Earthquakes had shaken down more than half the tall, slim columns. Sirocco has bitten deep into those still standing, and into the fallen fragments which strew the landward slope; fragments lying among gnarled olives, seemingly as wind-eaten and ancient as themselves. Among these fluted fragments grew wild pansies and crimson lupins, from which little Fortunato gathered nosegays, as he shrilled, in his boyish falsetto, songs of love and sorrow—or sat and kicked his heels upon the margin of an old bottle-shaped cistern. Tourists whirled up dustily for a cursory inspection—Baedeker in hand—and whirled as quickly away, bent on getting through the sights and passing on; but still Peripatetica and Jane lingered and dreamed among the ruins until Fortunato, visibly bored, suggested a short cut back to the hotel. It led them by fields of lupin, spread like crimson velvet mantles on the hillside, where the contadini cut the glowing crop, heaping it upon asses until they seemed but a moving mass of blossom trotting home on brown legs. Goats, Fortunato volunteered, detested—for some curious goatish reason he could not explain—this picturesque food, but donkeys! ah, to donkeys it was—in a burst of superlative explanation—“the donkey macaroni.”
This short cut led, too—apparently to Fortunato’s surprise and dismay—directly through a walled farmyard surrounding a frowning, half-ruined casa, nail-studded of door and barred of window, and with an air of ancient and secretive menace. It was the sort of place travellers in such books as “The Mysteries of Udolpho” used to come upon at nightfall, far from any other habitation, with a thunderstorm about to break among the mountains, and the leader of their four-horsed travelling carriage hopelessly lame, so that the delicate and shrinking heroine must, willy nilly, beg for a night’s accommodation and the surly inhabitant’s sinister hospitality.
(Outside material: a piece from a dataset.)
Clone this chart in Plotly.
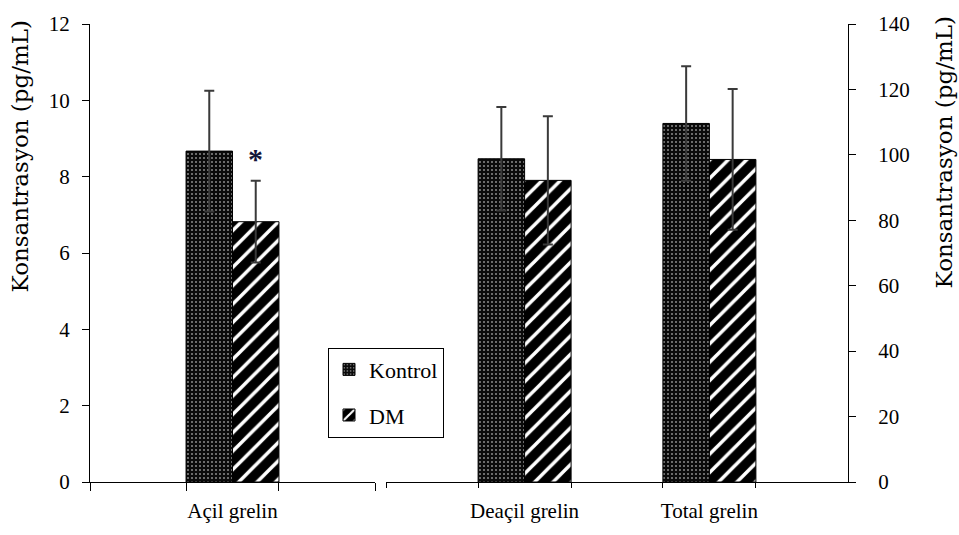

Curiously enough the dwellers in this casa were, it seemed, of the exact Udolpho variety. Ringing the correctly rusty bell, and battering upon the massive gate with their parasol handles aroused a storm of deep-mouthed baying of dogs within, and a fierce brown face finally appeared at a small wooden shutter to demand the cause of the intrusion. Fortunato’s heart and legs plainly turned to water at the sight of this person, but realizing that he had got Jane and Peripatetica into a hole and must get them out, he wheedled in such honeyed and persuasive Sicilian, that at last, and reluctantly, the heavy portal
“Ground its teeth to let them pass,”
the furious dogs having first been chained. Very arid and ruined and poor this jealously guarded dwelling seemed. Nothing was visible the protection of which required those four big wolf-like dogs that shrieked and bounded and tore at their chains as the intruders passed; nor that the lean fierce man and his leaner and fiercer wife and children should accompany them like a jailer’s guard to the exit. Fortunately this nether door was unbarred before the lean man demanded money for having permitted them to cross his land, and having a sense of Fortunato’s imploring eyes upon them they made the gift a lire instead of a copper, and pushing through the door fled as for their lives.
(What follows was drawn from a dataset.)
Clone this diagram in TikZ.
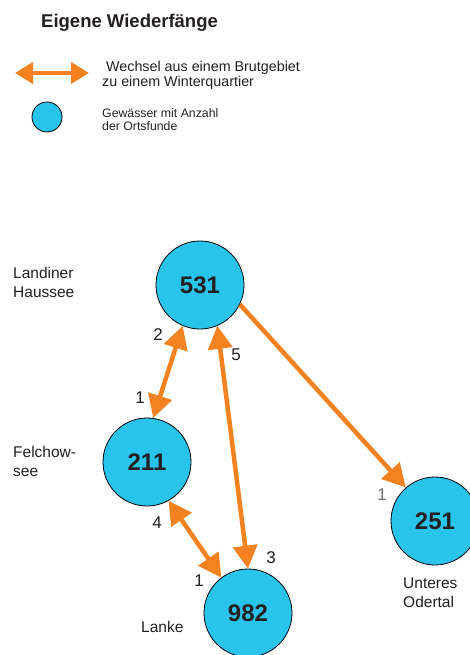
\documentclass[tikz,border=0pt]{standalone}
\usepackage{fontspec}
\setmainfont{Liberation Sans}
\usetikzlibrary{arrows.meta}
\definecolor{lake}{RGB}{41,196,236}
\definecolor{arr}{RGB}{245,130,32}
\definecolor{txt}{RGB}{35,31,32}
\definecolor{txtlight}{RGB}{110,110,112}
\begin{document}
\begin{tikzpicture}[x=1pt,y=-1pt,
  lakenode/.style={circle,draw=black,line width=0.8pt,fill=lake,minimum size=88pt,inner sep=0pt,
    font=\fontsize{24}{28}\selectfont\bfseries,text=txt},
  flow/.style={draw=arr,line width=4.5pt,{Triangle[length=23pt,width=24pt]}-{Triangle[length=23pt,width=24pt]}},
  flowone/.style={draw=arr,line width=4.5pt,-{Triangle[length=23pt,width=24pt]}},
  legarrow/.style={draw=arr,line width=4pt,{Triangle[length=18pt,width=21pt]}-{Triangle[length=18pt,width=21pt]}},
  cnt/.style={font=\fontsize{17}{20}\selectfont,text=txt,inner sep=0pt},
  place/.style={anchor=base west,align=left,inner sep=0pt,text=txt,font=\fontsize{15.5}{19}\selectfont},
  legtext/.style={anchor=base west,align=left,inner sep=0pt,text=txt},
]
\useasboundingbox (0,0) rectangle (470,655);
% title and legend
\node[anchor=base west,inner sep=0pt,text=txt,font=\fontsize{18.5}{22}\selectfont\bfseries] (title) at (41,28) {Eigene Wiederfänge};
\coordinate (la) at (15,73);
\coordinate (lb) at (89,73);
\draw[legarrow] (la) -- (lb);
\node[legtext,font=\fontsize{14.3}{15}\selectfont] (legt1) at (102,87) {\hspace*{4pt}Wechsel aus einem Brutgebiet\\zu einem Winterquartier};
\node[lakenode,minimum size=30pt] (legc) at (47,117) {};
\node[legtext,font=\fontsize{12.3}{12.7}\selectfont] (legt2) at (102,130.5) {Gewässer mit Anzahl\\der Ortsfunde};
% lakes
\node[lakenode] (c531) at (200,285) {531};
\node[lakenode] (c211) at (147,462) {211};
\node[lakenode] (c982) at (248,613) {982};
\node[lakenode] (c251) at (435,521) {251};
% place names
\node[place] (p531) at (13,297) {Landiner\\Haussee};
\node[place] (p211) at (13,476) {Felchow-\\see};
\node[place] (p982) at (141,632) {Lanke};
\node[place] (p251) at (403,607) {Unteres\\Odertal};
% connectors
\draw[flow] (c531.247) -- (c211.82);
\draw[flow] (c531.293) -- (c982.90);
\draw[flow] (c211.299) -- (c982.127);
\draw[flowone] (c531.334) -- (c251.131);
% counts
\node[cnt] (n2) at (158,335) {2};
\node[cnt] (n1a) at (140,398) {1};
\node[cnt] (n5) at (236,355) {5};
\node[cnt] (n4) at (157,523) {4};
\node[cnt] (n1b) at (199,581) {1};
\node[cnt] (n3) at (271,558) {3};
\node[cnt,text=txtlight] (n1c) at (382,495) {1};
\end{tikzpicture}
\end{document}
“So there really was an Italy like the Italy of the romantic Georgian novel!” said Jane wonderingly, as soon as she could catch breath.
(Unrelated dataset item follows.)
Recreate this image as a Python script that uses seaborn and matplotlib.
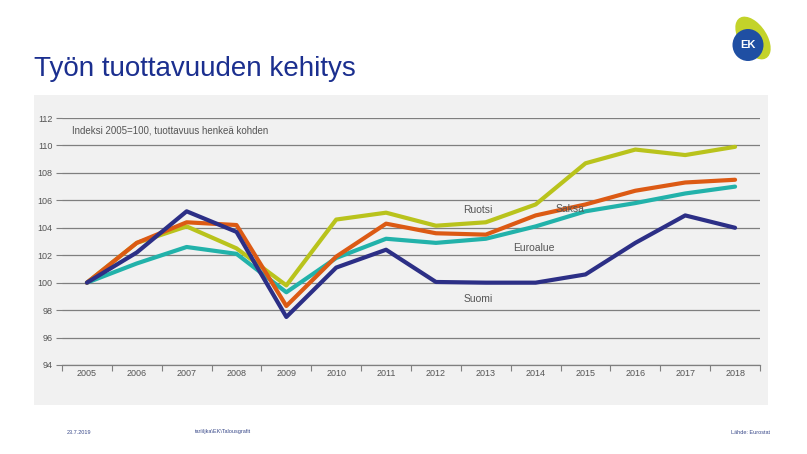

“It’s only another proof,” gasped Peripatetica, “that travellers really do tell the truth. It’s the ignorant stay-at-homes who can’t believe anything they haven’t seen themselves. Fortunato,” she demanded sternly, “who are those people, and why do they behave so absurdly? What are they concealing?”
But no explanation was to be had from that erstwhile fluent and expansive homme du monde. He was frightened, he was vague, and simply darkened counsel.
“I strongly suspect there is some Mafia business behind all this—you naughty boy!” said Jane reprovingly, but Fortunato only pulled his cap over his eyes and slunk away without claiming his day’s wage.
Because of this episode Fortunato found his offered services frigidly dispensed with the next day when he presented himself, Jane and Peripatetica setting out alone to explore the town of Girgenti. They were quite sure they could themselves discover a short cut to the small city which would be much more amusing than the dusty highway. It seemed but a stone’s throw distant, and surely by striking down this footpath, and rounding that rise....
An hour later, panting, dripping, and disgusted, they climbed into the rear of the town, having stumbled through the boulders of dry water-courses, struggled over the huge old rugged pavements of ancient Akragas—washed out of their concealment by winter torrents—skirted outlying villas, and laboured up steps. The short cut had proved the longest way round they could possibly have taken to the inadequate, shabby little museum they had set out to see in this modern successor of the great Greek city. Girgenti, though one of the most thriving of Sicilian towns, thanks to its sulphur mines, only manages to fill one small corner of the hill acropolis of that ancient city, which once covered all the miles stretching between this and the temple-crowned ridge of the southern boundary of cliffs. Akragas found space for nearly a million of inhabitants where Girgenti nourishes but twenty thousand or so.